Several lines of evidence, including clinical, experimental and morphological data, support the concept that squamous cell carcinoma of the upper aerodigestive tract arises from noninvasive lesions of the stratified squamous epithelium. These lesions encompass a histological continuum between the normal mucosa at one end and high-grade dysplasia/carcinoma in situ, at the other end, establishing a model of neoplastic progression. The identification of preneoplastic lesions of the upper aerodigestive tract, through clinical, morphological and more recently, molecular means, helps in the early detection and treatment of head-and-neck squamous cell carcinoma.

The most common OPMD lesions are oral leukoplakia, OSMF, erythroplakia and verrucous carcinoma. Some miscellaneous inherited/acquired diseases such as xeroderma pigmentosum, dyskeratosis congenita, Fanconi's anemia, chronic iron deficiency anemia and immunodeficiency are the other potentially malignant disorders for oral carcinoma. OSMF is a precancerous condition which is a chronic, complex and irreversible condition characterized by juxta-epithelial inflammation and progressive fibrosis of the submucosal tissues. As the disease progresses, the fibrotic bands become rigid such that the patient is unable to open his/her mouth. The condition is habit dependent where the main component is areca nut. Leukoplakia, literally meaning “white patch,” is an OPMD occurring in those individuals having either tobacco smoking or tobacco chewing habits. Leukoplakia results from chronic irritation of mucous membranes by carcinogens, stimulating the proliferation of epithelial tissue. Leukoplakia also reveals hyperkeratosis variably associated with the underlying epithelial hyperplasia. The chance that oral leukoplakia will convert into oral carcinoma is reported to be ~20%. Erythroplakia is a bright red velvety plaque. It is generally associated with the underlying epithelial dysplasia and has a greater potential to turn into malignancy than leukoplakia. Almost 40%–50% of erythroplakia cases turn into carcinoma. Verrucous carcinoma, characterized by a warty, bulky, elevated, fungating appearance, is a condition occurring predominantly in elderly patients with poor oral hygiene and tobacco abuse. The chance that verrucous cancers will show metastasis is rare though conflicting reports are seen in the recent literature which includes hybrid carcinomas. Genetic events such as silencing of tumor suppressor genes and activation of oncogenes play key role in the etiology of oral cancer. In our recent genome-wide DNA methylation study, we identified several novel differentially methylated genes associated with OSCC. We identified a unique set of hypomethylated immunoresponse genes among OSCC patients in India, which might be attributed to different oral habits observed in Indian patients.

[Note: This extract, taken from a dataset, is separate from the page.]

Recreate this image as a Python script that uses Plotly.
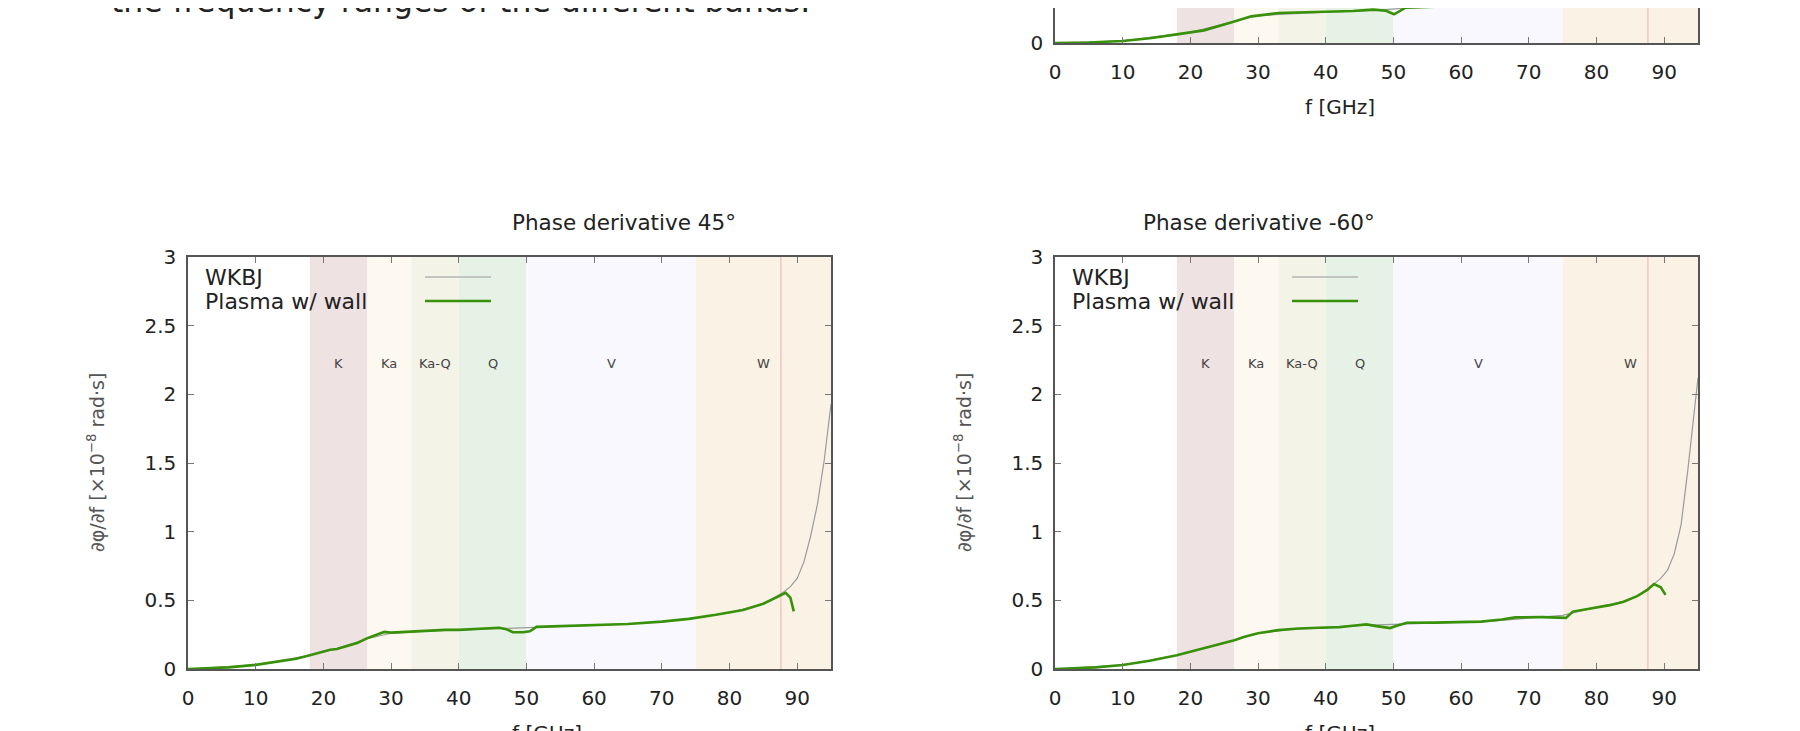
import plotly.graph_objects as go

# ---------------- data ----------------
freq_tr = [0, 5, 10, 14, 18, 22, 26, 29, 33, 37, 40.5, 44, 47, 48.9, 50.1, 51.8, 55, 60.6, 64.6, 69.4, 75, 80, 85]
plasma_tr = [0, 0.004, 0.015, 0.035, 0.063, 0.092, 0.15, 0.194, 0.218, 0.222, 0.225, 0.233, 0.243, 0.235, 0.209,
             0.257, 0.262, 0.27, 0.276, 0.291, 0.31, 0.34, 0.4]
freq_tr_w = [0, 10, 20, 26, 30, 40, 48, 52, 60, 70, 80, 85]
wkbj_tr = [0, 0.015, 0.078, 0.15, 0.2, 0.224, 0.24, 0.255, 0.27, 0.293, 0.34, 0.4]

freq45 = [0, 3, 6, 10, 13, 16, 18, 20, 21, 22, 23, 24, 25, 26.5, 28, 29, 30, 32, 34, 36, 38, 40, 42, 44, 46, 47,
          48, 49.5, 50.5, 51.5, 55, 60, 65, 70, 74, 78, 82, 85, 87, 88.3, 89, 89.5]
plasma45 = [0, 0.004, 0.012, 0.03, 0.05, 0.075, 0.1, 0.125, 0.14, 0.145, 0.16, 0.17, 0.19, 0.225, 0.255, 0.27,
            0.265, 0.27, 0.278, 0.28, 0.285, 0.285, 0.29, 0.293, 0.3, 0.29, 0.268, 0.268, 0.275, 0.307, 0.312,
            0.318, 0.328, 0.345, 0.365, 0.395, 0.43, 0.475, 0.525, 0.555, 0.52, 0.42]
freq45_w = [0, 10, 18, 22, 26.5, 30, 35, 40, 45, 50, 55, 60, 65, 70, 75, 80, 84, 86, 88, 89, 90, 91, 92, 93, 94, 95]
wkbj45 = [0, 0.03, 0.1, 0.15, 0.22, 0.26, 0.275, 0.285, 0.295, 0.3, 0.31, 0.318, 0.328, 0.345, 0.37, 0.41, 0.46,
          0.5, 0.56, 0.6, 0.66, 0.78, 0.97, 1.2, 1.52, 1.93]

freq60 = [0, 3, 6, 10, 14, 18, 22, 26.5, 28, 30, 33, 36, 39, 42, 44, 46, 47.5, 49.5, 50.5, 52, 56, 60, 63, 66, 68,
          72, 74.5, 75.5, 76.5, 79, 82, 84, 86, 87.5, 88.5, 89.5, 90.2]
plasma60 = [0, 0.004, 0.012, 0.029, 0.06, 0.1, 0.15, 0.21, 0.235, 0.26, 0.283, 0.295, 0.3, 0.305, 0.315, 0.325,
            0.312, 0.298, 0.315, 0.337, 0.338, 0.34, 0.345, 0.36, 0.376, 0.378, 0.37, 0.372, 0.418, 0.44, 0.465,
            0.49, 0.53, 0.575, 0.618, 0.595, 0.54]
freq60_w = [0, 10, 18, 22, 26.5, 30, 35, 40, 45, 50, 55, 60, 65, 70, 75, 80, 84, 86, 88, 89.5, 90.5, 91.5, 92.5,
            93.5, 94.3, 95]
wkbj60 = [0, 0.029, 0.1, 0.15, 0.21, 0.26, 0.29, 0.3, 0.318, 0.325, 0.335, 0.34, 0.35, 0.37, 0.39, 0.45, 0.49,
          0.53, 0.6, 0.66, 0.72, 0.84, 1.05, 1.45, 1.8, 2.12]

band_names = ["K", "Ka", "Ka-Q", "Q", "V", "W"]
band_lo = [18, 26.5, 33, 40, 50, 75]
band_hi = [26.5, 33, 40, 50, 75, 110]
band_colors = ["#efe2e2", "#fdf8f0", "#f4f3e7", "#e7f2e6", "#f8f8fe", "#fbf2e6"]
cutoff_freq = 87.6

y_ticks = [0, 0.5, 1, 1.5, 2, 2.5, 3]
y_tick_text = ["0", "0.5", "1", "1.5", "2", "2.5", "3"]
x_ticks = [0, 10, 20, 30, 40, 50, 60, 70, 80, 90]

titles = ["Phase derivative 45°", "Phase derivative -60°"]
legend_names = ["WKBJ", "Plasma w/ wall"]
x_title = "f [GHz]"
y_title = "∂φ/∂f [×10<sup>−8</sup> rad·s]"
top_text = "the frequency ranges of the different bands."

# ---------------- figure ----------------
W, H = 1800, 731
OFF = 8  # page body margin compensation (screen px -> figure px)
FONT = "DejaVu Sans"
GREEN = "#379109"
GREY = "#9a9a9a"
AX = "#555555"


def fx(px):
    return (px - OFF) / W


def fy(py):
    return (H - (py - OFF)) / H


fig = go.Figure()

panels = [
    # (xaxis id, yaxis id, screen px x0, x1, screen py top, bottom)
    ("x", "y", 188, 831, 257, 669),
    ("x2", "y2", 1055, 1698, 257, 669),
    ("x3", "y3", 1055, 1698, OFF, 43),
]
data_sets = [
    (freq45_w, wkbj45, freq45, plasma45),
    (freq60_w, wkbj60, freq60, plasma60),
    (freq_tr_w, wkbj_tr, freq_tr, plasma_tr),
]

for (xa, ya, *_), (fw, vw, fp, vp) in zip(panels, data_sets):
    fig.add_trace(go.Scatter(x=fw, y=vw, mode="lines", line=dict(color=GREY, width=1.2),
                             xaxis=xa, yaxis=ya, showlegend=False, name=legend_names[0]))
    fig.add_trace(go.Scatter(x=fp, y=vp, mode="lines", line=dict(color=GREEN, width=2.6),
                             xaxis=xa, yaxis=ya, showlegend=False, name=legend_names[1]))

shapes = []
annotations = []
layout_axes = {}
unit_px = 412 / 3.0

for i, (xa, ya, px0, px1, pyt, pyb) in enumerate(panels):
    xname = "xaxis" + ("" if xa == "x" else xa[1:])
    yname = "yaxis" + ("" if ya == "y" else ya[1:])
    top_panel = (i == 2)
    xdom = [fx(px0), fx(px1)]
    ydom = [fy(pyb), 1.0 if top_panel else fy(pyt)]
    # top-right panel: its upper part lies above the visible page; show only the visible value span
    ymax = 3 if not top_panel else (pyb - 0) / unit_px
    if top_panel:
        ymax = (pyb - OFF) / unit_px + 0.0  # value at the figure's top edge
        ymax = (pyb - 0) / unit_px * (pyb - OFF) / pyb
    layout_axes[xname] = dict(
        domain=xdom, range=[0, 95], anchor=ya, tickvals=x_ticks, ticks="inside", ticklen=6,
        tickcolor="#777", showline=True, linecolor=AX, linewidth=1.5, automargin=False,
        mirror=False if top_panel else "allticks", showgrid=False, zeroline=False,
        tickfont=dict(family=FONT, size=20, color="#222"), ticklabelstandoff=10,
    )
    layout_axes[yname] = dict(
        domain=ydom, range=[0, ymax], anchor=xa, tickvals=[0] if top_panel else y_ticks,
        ticktext=["0"] if top_panel else y_tick_text, ticks="inside", ticklen=6, tickcolor="#777",
        showline=True, linecolor=AX, linewidth=1.5, mirror="allticks", showgrid=False, zeroline=False,
        automargin=False, tickfont=dict(family=FONT, size=20, color="#222"), ticklabelstandoff=6,
    )
    # bands
    for name, lo, hi, col in zip(band_names, band_lo, band_hi, band_colors):
        shapes.append(dict(type="rect", xref=xa, yref=ya + " domain", x0=lo, x1=min(hi, 95), y0=0, y1=1,
                           fillcolor=col, line=dict(width=0), layer="below"))
        if not top_panel:
            annotations.append(dict(xref=xa, yref=ya, x=(lo + min(hi, 95)) / 2, y=2.225, text=name,
                                    showarrow=False, font=dict(family=FONT, size=13, color="#444")))
    shapes.append(dict(type="line", xref=xa, yref=ya + " domain", x0=cutoff_freq, x1=cutoff_freq, y0=0, y1=1,
                       line=dict(color="#f4c4c4", width=1.5), layer="below"))
    # x title
    annotations.append(dict(xref="paper", yref="paper", x=fx((px0 + px1) / 2), y=fy(pyb + 64),
                            text=x_title, showarrow=False, yanchor="middle",
                            font=dict(family=FONT, size=20, color="#222")))
    if not top_panel:
        annotations.append(dict(xref="paper", yref="paper", x=fx((px0 + px1) / 2), y=fy(pyt - 35),
                                text=titles[i], showarrow=False, yanchor="middle",
                                font=dict(family=FONT, size=21.5, color="#222")))
        annotations.append(dict(xref="paper", yref="paper", x=fx(px0 - 92), y=fy((pyt + pyb) / 2),
                                text=y_title, textangle=-90, showarrow=False, xanchor="center",
                                yanchor="middle", font=dict(family=FONT, size=19, color="#555")))
        for nm, col, wd, yy in zip(legend_names, ["#b4b4b4", GREEN], [1.5, 2.6], [277, 301]):
            annotations.append(dict(xref="paper", yref="paper", x=fx(px0 + 15), y=fy(yy), text=nm,
                                    showarrow=False, xanchor="left", yanchor="middle",
                                    font=dict(family=FONT, size=22, color="#222")))
            shapes.append(dict(type="line", xref="paper", yref="paper", x0=fx(px0 + 237), x1=fx(px0 + 303),
                               y0=fy(yy), y1=fy(yy), line=dict(color=col, width=wd)))

annotations.append(dict(xref="paper", yref="paper", x=fx(109), y=fy(21), text=top_text, showarrow=False,
                        xanchor="left", yanchor="bottom", font=dict(family=FONT, size=31.5, color="#222")))

fig.update_layout(
    width=W, height=H, margin=dict(l=0, r=0, t=0, b=0, autoexpand=False), paper_bgcolor="white",
    plot_bgcolor="white", shapes=shapes, annotations=annotations, showlegend=False, **layout_axes,
)

fig.write_html("out.html")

Pathway analysis of these hypomethylated genes indicated that the OSCC patients in India induce an antitumor T-cell response, with mobilization of T-lymphocytes in the neoplastic environment. Recent studies also implicated a role of both genetic and epigenetic alterations and their complementary roles regarding the current understanding of the molecular pathogenesis of OPMD. However, we are far away from understanding the actual molecular mechanism of these potentially malignant disorders. More focused studies, considering both genetic and epigenetic alterations along with several environmental factors, may help us to unravel the molecular mechanism behind their potential for transforming into malignant lesions.